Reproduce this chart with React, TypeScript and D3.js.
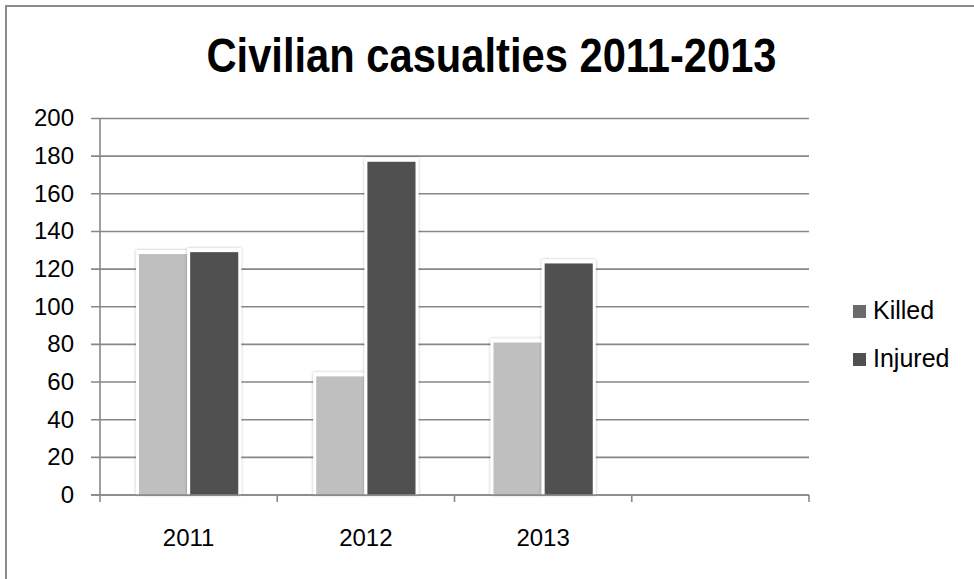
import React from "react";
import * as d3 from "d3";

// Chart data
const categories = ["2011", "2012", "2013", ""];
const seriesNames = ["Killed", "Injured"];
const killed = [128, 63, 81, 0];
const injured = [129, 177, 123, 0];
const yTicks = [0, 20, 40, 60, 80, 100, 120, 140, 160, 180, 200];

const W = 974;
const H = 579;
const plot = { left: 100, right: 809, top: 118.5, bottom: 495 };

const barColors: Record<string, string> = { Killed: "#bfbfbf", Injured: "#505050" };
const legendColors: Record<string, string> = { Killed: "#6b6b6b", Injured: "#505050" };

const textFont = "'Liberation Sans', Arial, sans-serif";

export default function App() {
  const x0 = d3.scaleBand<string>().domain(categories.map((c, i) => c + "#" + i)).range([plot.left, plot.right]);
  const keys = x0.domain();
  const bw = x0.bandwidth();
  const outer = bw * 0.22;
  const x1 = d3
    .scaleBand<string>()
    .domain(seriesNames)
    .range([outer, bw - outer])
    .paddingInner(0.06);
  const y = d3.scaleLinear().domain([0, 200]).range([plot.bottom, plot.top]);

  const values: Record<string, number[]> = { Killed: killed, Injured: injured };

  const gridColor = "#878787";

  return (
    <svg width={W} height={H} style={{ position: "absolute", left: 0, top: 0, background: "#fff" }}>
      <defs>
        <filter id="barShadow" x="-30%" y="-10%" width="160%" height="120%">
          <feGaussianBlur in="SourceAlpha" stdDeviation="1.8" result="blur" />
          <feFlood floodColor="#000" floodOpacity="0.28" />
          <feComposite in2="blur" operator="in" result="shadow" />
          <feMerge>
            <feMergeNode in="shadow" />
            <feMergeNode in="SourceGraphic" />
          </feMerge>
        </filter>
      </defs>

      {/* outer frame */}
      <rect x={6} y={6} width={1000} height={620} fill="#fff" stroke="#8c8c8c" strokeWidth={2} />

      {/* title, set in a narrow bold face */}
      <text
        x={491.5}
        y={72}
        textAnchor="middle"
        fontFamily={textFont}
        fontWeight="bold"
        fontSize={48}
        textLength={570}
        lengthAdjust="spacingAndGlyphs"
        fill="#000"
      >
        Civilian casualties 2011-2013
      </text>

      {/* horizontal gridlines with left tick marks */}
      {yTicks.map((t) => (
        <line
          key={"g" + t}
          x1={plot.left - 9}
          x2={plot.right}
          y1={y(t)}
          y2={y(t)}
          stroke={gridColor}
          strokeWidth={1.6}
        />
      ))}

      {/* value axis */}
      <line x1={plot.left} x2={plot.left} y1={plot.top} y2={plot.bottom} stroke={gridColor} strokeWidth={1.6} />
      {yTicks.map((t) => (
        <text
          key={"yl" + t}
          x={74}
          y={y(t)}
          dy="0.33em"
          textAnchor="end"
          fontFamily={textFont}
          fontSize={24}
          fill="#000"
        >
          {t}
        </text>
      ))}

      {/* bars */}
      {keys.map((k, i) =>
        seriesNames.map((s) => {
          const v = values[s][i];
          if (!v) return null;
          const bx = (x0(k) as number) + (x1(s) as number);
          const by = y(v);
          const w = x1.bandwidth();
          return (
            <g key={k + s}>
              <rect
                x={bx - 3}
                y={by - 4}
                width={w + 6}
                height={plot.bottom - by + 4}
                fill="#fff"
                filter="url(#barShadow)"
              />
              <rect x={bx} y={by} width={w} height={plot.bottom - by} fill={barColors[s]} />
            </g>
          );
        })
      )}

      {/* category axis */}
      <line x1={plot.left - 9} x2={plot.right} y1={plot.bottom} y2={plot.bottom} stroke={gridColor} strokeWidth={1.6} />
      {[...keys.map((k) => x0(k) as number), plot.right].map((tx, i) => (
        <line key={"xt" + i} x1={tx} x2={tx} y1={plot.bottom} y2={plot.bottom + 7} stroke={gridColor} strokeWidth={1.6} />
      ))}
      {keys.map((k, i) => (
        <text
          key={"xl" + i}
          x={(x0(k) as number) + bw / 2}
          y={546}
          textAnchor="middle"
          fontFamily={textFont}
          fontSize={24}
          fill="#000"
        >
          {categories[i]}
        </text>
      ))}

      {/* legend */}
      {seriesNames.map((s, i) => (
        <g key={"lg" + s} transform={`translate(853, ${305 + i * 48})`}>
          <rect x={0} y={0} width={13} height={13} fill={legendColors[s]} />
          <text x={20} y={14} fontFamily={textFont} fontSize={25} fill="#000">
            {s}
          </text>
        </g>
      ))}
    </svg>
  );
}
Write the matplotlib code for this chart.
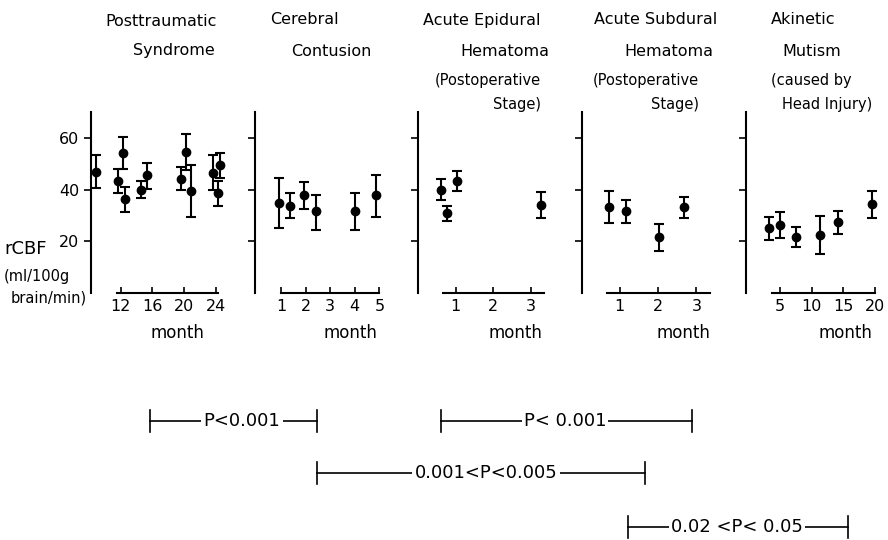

****************************************

__Problem to solve__
Only the lines from the start of the entries above to the line containing "import * as" are to be given again, exactly and with both ends included; pictures are excluded.

__Full answer__
Reproduce this chart with React, TypeScript and D3.js.
import React from "react";
import * as d3 from "d3";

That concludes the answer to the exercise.